The XFL isn't bringing its game to Michigan.
But a Michigan man appears set to join Vince McMahon's reboot football league.
Pep Hamilton, recently out as Michigan's assistant head coach and passing-game coordinator, is expected to be named the head coach and general manager of the league's Washington, D.C., franchise, according to The Athletic's Bruce Feldman.
As Feldman noted, Hamilton, 44, has a relationship with the XFL's CEO, Oliver Luck, who is the father of Indianapolis Colts quarterback Andrew Luck. Hamilton was on staff at Stanford from 2010-12, first as receivers coach and then as offensive coordinator and quarterbacks coach) (Luck played there from 2009-11). He then reunited with Luck with the Colts from 2013-15, when Hamilton was offensive coordinator. The Colts made the playoffs two of Hamilton's three seasons.
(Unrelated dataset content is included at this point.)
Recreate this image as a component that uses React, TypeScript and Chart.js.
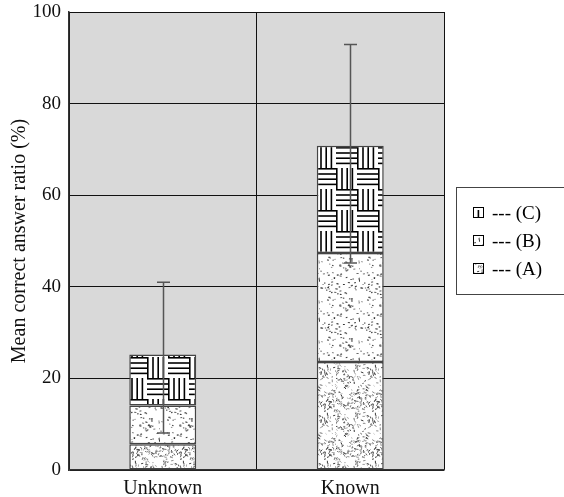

He then spent the 2016 season with the Cleveland Browns, as assistant head coach and quarterbacks coach, before joining Jim Harbaugh's Michigan staff in 2017.
It was confirmed earlier this week that Hamilton was out at Michigan, and that Ben McDaniels, formerly an offensive analyst, was promoted to quarterbacks coach.
Hamilton, who has never been a head coach at any level (though he was a finalist for the Maryland job that went to Mike Locksley), drew a $1-million annual salary at Michigan. It's unclear what coaches/executives will earn on average in the XFL, which is set to relaunch in 2020 with eight teams, including Dallas, Houston, Los Angeles, New York, St. Louis, Seattle and Tampa Bay. It considered Detroit, though Detroit officials didn't make a spirited push for a franchise. The league is scheduled to play from late winter and into the spring, after the conclusion of the NFL's Super Bowl.
Earlier this week, Bob Stoops, the long-time head coach at Oklahoma before retiring after the 2016 season, was announced as the league's first head coach/GM, for the Dallas team.
Washington, which will play at 20,000-seat Audi Field and like the rest of the teams doesn't yet have a nickname, has yet to confirm the Hamilton hiring. Hamilton also has had coaching stops with the Chicago Bears, San Francisco 49ers, New York Jets, and Howard University, his alma mater.
McMahon, famous for his ownership of World Wrestling Entertainment (formerly World Wrestling Federation), first launched the XFL in 2001, and it was a monumental bust, lasting just one season. McMahon and NBC reportedly each lost $35 million.
McMahon, in the reboot, has promised to dial way back on some of the theatrics (wrestling-like story lines, skimpy-dressed cheerleaders and nicknames on the back of the jerseys were central themes in XFL 1.0), and focus much more on the football. XFL 2.0 will be signing former college and professional football players, there will be a 10-week regular season, and four of the eight teams will make the playoffs.
Another new professional football league, The Alliance of American Football, is debuting Saturday, also with eight teams, and also the heels of the NFL season.
That league was founded by television producer Charlie Ebersol and NFL executive Bill Polian, and has a broadcast partner in CBS. That league has lured such head coaches as former Nebraska coach Mike Riley and Bears legend Mike Singletary, as well as Steve Spurrier and Dennis Erickson.
The new league has caught the attention of NFL executives, with the Lions among the teams acknowledging they'll scout the games.